It is important to use a standard template for business plans. There are ten sections to these plans, in order they are: : Executive Summary, Company Analysis, Industry Analysis, Customer Analysis, Competitive Analysis, Marketing Plan, Operations Plan, Management Team, Financial Plan, and Appendix. You should not deviate from this basic structure, you want investors to be able to find whatever piece of information they are looking for so fill out these sections in this order with what you know about each.

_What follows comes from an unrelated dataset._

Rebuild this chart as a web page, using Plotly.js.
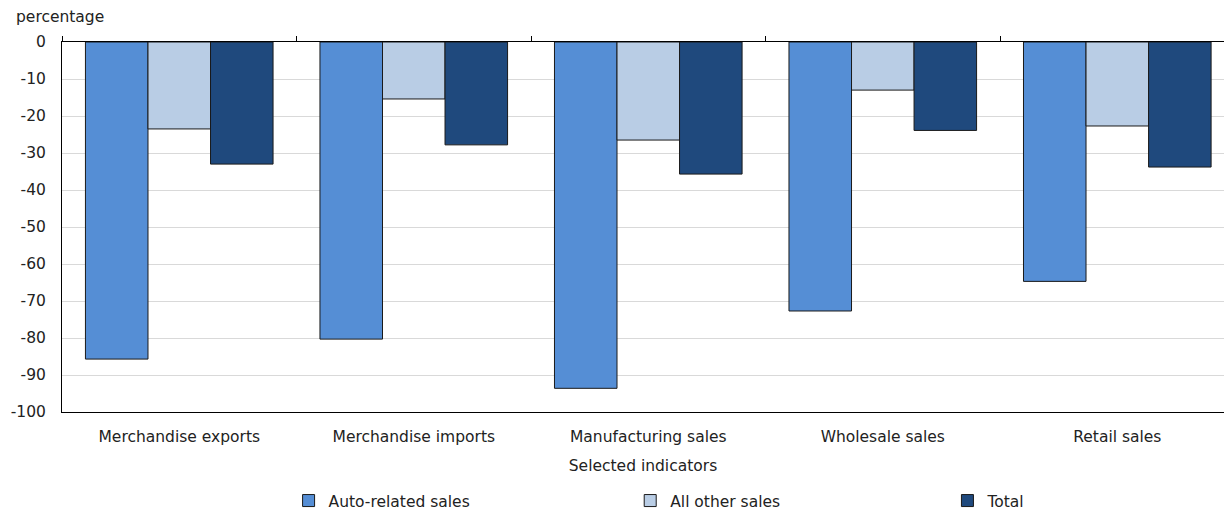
<!DOCTYPE html>
<html>
<head>
<meta charset="utf-8">
<script src="https://cdn.plot.ly/plotly-3.0.1.min.js"></script>
<style>html,body{margin:0;padding:0;background:#fff;}#chart{width:1224px;height:518px;}</style>
</head>
<body>
<div id="chart"></div>
<script>
const categories = ["Merchandise exports", "Merchandise imports", "Manufacturing sales", "Wholesale sales", "Retail sales"];
const autoRelated = [-85.7, -80.3, -93.6, -72.7, -64.7];
const allOther = [-23.5, -15.4, -26.5, -13.0, -22.7];
const total = [-33.0, -27.8, -35.7, -23.9, -33.8];
const yTicks = [0, -10, -20, -30, -40, -50, -60, -70, -80, -90, -100];

const FONT = "DejaVu Sans, Verdana, sans-serif";
const FS = 15.5;
const TXT = "#222";
const outline = {color: "#1a1a1a", width: 1};
const idx = categories.map((c, i) => i);

const traces = [
  {type: "bar", name: "Auto-related sales", x: idx, y: autoRelated, marker: {color: "#558ED5", line: outline}, legend: "legend"},
  {type: "bar", name: "All other sales", x: idx, y: allOther, marker: {color: "#B9CDE5", line: outline}, legend: "legend2"},
  {type: "bar", name: "Total", x: idx, y: total, marker: {color: "#1F497D", line: outline}, legend: "legend3"},
  {type: "scatter", x: [0], y: [0], xaxis: "x2", yaxis: "y", mode: "markers", marker: {opacity: 0}, showlegend: false, hoverinfo: "skip"}
];

const boundaries = [-0.5, 0.5, 1.5, 2.5, 3.5, 4.5];
const legendFont = {family: FONT, size: FS, color: TXT};
const legBase = {orientation: "h", y: -0.2405, yanchor: "middle", xanchor: "left", font: legendFont, itemwidth: 30, bgcolor: "rgba(0,0,0,0)", itemclick: false};

const layout = {
  width: 1224, height: 518,
  margin: {l: 62, r: 0, t: 42, b: 106},
  paper_bgcolor: "#fff", plot_bgcolor: "#fff",
  barmode: "group", bargap: 0.2, bargroupgap: 0,
  font: {family: FONT, size: FS, color: TXT},
  xaxis: {
    range: [-0.5, 4.455], tickvals: idx, ticktext: categories,
    showgrid: false, zeroline: false, showline: true, linecolor: "#000", linewidth: 1, ticks: "",
    ticklabelstandoff: 10,
    tickfont: {family: FONT, size: FS, color: TXT},
    title: {text: "Selected indicators", font: {family: FONT, size: FS, color: TXT}, standoff: 15},
    fixedrange: true, automargin: false
  },
  xaxis2: {
    overlaying: "x", side: "top", anchor: "y",
    range: [-0.5, 4.455], tickvals: boundaries, ticktext: boundaries.map(() => ""),
    ticks: "outside", ticklen: 5, tickcolor: "#000", tickwidth: 1,
    showline: true, linecolor: "#000", linewidth: 1, showgrid: false, zeroline: false, automargin: false
  },
  yaxis: {
    range: [-100, 0], tickvals: yTicks, ticktext: yTicks.map(String),
    showgrid: true, gridcolor: "#d9d9d9", gridwidth: 1,
    zeroline: false, showline: true, linecolor: "#000", linewidth: 1,
    ticks: "", ticklabelstandoff: 12, automargin: false,
    tickfont: {family: FONT, size: FS, color: TXT}
  },
  showlegend: true,
  legend: Object.assign({}, legBase, {x: 0.195}),
  legend2: Object.assign({}, legBase, {x: 0.489}),
  legend3: Object.assign({}, legBase, {x: 0.762}),
  annotations: [
    {text: "percentage", xref: "paper", yref: "paper", x: -0.0413, y: 1.0676, xanchor: "left", yanchor: "middle", showarrow: false, font: {family: FONT, size: FS, color: TXT}}
  ]
};

Plotly.newPlot("chart", traces, layout, {displayModeBar: false, staticPlot: true});
</script>
</body>
</html>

Most of the research you will need to do is for competitive analysis, customer analysis and industry analysis sections of your plan. Find and utilize reliable sources, those trusted by your industry to unearth trends, market facts and statistics. For your financial plan, operations plan and marketing plan sections, you should research available labor pool, potential locations, and start up and operating costs in your niche. Your own company will be subject to research as well, including required and existing labor for your company analysis section.
3. Strategy Development
When research is complete, you will determine the wisdom of going on with your business plan. You might discover that your business has no market and scrap it altogether. On the other hand if you find a potential market, make sure you map all streams of revenue from said market to your company coffers. All of this information will be placed in the marketing plan section. Your operations plan will detail how the company will be operated.
4. Financial Calculations
The most scrutinized area of your business plan will be the financial plan. Revenues, costs and activities must be clearly stated in accounting terms. This creates the very important pro forma or projected financial statement. A spreadsheet program with a financial template is a good idea for this section. Unless you are an accountant yourself, you may want to consult a professional.

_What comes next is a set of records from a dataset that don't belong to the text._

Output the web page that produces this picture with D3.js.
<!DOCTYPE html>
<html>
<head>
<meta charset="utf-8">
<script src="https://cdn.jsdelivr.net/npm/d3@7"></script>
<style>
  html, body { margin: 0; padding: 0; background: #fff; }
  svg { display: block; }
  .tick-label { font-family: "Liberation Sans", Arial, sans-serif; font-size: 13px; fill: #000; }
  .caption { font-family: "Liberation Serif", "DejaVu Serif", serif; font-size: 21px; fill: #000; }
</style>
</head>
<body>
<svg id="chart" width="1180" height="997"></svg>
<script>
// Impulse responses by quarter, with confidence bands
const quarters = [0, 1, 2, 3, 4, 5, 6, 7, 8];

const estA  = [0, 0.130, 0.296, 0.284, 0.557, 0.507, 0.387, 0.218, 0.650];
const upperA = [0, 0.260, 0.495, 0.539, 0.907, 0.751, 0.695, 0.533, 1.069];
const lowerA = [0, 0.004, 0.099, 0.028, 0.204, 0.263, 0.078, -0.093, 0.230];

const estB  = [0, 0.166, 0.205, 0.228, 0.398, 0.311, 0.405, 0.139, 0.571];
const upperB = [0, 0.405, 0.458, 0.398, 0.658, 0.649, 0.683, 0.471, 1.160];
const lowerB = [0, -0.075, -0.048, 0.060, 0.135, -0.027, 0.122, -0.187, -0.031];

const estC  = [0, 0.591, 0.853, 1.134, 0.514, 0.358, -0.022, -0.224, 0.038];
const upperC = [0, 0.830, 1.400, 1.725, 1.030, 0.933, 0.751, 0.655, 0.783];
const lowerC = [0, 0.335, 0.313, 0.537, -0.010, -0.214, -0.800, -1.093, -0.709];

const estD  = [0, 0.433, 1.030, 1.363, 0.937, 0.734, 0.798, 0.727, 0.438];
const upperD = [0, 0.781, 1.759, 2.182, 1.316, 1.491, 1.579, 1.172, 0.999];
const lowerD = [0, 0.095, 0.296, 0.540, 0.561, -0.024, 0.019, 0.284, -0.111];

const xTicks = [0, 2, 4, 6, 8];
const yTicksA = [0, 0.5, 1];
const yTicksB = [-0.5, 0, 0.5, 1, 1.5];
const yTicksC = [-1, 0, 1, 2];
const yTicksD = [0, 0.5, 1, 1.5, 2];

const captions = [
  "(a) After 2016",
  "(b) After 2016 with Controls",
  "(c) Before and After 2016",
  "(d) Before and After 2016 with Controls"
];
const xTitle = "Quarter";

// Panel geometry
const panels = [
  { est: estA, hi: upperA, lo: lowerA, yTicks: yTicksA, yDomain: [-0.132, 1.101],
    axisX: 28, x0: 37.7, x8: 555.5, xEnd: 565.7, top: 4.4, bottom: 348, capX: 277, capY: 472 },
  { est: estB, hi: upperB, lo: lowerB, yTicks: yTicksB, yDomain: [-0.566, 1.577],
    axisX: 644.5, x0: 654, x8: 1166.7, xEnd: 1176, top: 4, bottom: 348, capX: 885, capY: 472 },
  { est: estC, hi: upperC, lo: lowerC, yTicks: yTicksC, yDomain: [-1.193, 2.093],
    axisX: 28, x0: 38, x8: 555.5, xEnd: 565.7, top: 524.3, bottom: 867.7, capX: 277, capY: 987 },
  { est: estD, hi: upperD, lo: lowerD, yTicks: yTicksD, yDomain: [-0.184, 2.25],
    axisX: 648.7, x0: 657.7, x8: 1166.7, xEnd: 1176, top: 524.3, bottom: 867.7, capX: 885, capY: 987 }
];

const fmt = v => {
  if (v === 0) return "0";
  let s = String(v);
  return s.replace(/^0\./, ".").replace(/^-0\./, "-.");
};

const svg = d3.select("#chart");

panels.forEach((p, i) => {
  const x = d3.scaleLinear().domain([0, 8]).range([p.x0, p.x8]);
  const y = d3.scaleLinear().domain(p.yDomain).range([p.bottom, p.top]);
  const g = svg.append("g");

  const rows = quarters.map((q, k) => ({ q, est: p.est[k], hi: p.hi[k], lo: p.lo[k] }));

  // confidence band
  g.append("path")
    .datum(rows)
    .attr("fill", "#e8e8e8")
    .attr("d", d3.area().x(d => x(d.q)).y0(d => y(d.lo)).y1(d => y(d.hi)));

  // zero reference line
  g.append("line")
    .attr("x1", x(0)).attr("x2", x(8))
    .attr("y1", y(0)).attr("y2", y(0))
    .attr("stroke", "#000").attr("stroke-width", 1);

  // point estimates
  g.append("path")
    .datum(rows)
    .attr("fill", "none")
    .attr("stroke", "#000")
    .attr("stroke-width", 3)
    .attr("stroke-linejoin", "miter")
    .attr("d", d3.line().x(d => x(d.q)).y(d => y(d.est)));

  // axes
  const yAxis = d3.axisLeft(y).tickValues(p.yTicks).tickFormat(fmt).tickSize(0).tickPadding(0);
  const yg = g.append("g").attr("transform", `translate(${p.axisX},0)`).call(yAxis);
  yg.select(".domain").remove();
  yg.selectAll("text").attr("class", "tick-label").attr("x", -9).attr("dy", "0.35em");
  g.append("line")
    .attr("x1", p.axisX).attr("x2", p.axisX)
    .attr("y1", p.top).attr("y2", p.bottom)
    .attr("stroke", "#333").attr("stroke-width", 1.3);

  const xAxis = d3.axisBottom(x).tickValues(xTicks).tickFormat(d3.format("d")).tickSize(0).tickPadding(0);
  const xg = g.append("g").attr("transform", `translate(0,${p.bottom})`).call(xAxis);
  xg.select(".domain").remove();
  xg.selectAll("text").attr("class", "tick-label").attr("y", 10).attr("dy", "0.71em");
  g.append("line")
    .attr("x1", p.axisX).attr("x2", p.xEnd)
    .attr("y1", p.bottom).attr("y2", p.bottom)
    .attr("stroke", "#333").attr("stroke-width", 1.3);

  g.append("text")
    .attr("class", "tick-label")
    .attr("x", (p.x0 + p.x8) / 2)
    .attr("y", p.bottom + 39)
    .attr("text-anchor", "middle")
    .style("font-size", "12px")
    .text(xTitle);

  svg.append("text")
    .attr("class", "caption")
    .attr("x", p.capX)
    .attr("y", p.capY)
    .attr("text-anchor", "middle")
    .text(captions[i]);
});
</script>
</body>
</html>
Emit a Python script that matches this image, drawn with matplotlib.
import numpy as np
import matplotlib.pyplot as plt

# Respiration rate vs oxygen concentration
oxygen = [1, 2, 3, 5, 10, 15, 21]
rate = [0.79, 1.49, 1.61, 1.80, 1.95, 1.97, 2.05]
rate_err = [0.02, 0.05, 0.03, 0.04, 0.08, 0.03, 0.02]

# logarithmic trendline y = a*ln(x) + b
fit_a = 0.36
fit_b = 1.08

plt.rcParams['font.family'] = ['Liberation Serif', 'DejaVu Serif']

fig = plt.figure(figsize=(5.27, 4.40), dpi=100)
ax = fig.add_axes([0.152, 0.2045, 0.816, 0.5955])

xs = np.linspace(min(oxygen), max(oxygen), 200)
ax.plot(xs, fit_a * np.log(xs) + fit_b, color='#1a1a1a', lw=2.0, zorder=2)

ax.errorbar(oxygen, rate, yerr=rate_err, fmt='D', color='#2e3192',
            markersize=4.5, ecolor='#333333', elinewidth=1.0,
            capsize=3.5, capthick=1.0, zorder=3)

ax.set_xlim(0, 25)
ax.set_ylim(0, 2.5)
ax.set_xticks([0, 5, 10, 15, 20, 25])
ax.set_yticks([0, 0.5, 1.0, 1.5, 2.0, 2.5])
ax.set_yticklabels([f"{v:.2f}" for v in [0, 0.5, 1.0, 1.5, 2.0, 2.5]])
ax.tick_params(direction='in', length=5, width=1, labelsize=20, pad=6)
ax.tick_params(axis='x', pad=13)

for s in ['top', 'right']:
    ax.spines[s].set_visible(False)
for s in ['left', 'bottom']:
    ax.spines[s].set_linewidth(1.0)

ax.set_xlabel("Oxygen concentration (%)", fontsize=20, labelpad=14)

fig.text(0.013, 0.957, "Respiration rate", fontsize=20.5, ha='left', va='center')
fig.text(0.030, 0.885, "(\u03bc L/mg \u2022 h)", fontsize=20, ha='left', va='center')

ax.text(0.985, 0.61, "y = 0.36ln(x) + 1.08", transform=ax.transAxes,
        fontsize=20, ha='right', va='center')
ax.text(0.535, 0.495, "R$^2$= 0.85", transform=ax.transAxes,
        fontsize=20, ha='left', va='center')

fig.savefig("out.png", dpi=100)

The best way to create your business plan is to write it in this order: Industry Analysis, Customer Analysis, Competitive Analysis, Marketing Plan, Operations Plan, Company Analysis, Management Team, Financial Plan, and finally the Executive Summary. The final executive summary should cover the highlights of the entire plan and urge investors to read the rest of your business plan. Now move your summary to the front of the class and tack on your appendix, which is where you will support all the claims in your plan.
A big mistake those new to writing business plans make is to focus to thoroughly on their business and spend too little time on researching and understanding the industry and market in which they will compete. When you understand this concept, you will put together a business plan that makes investors sit up and pay attention.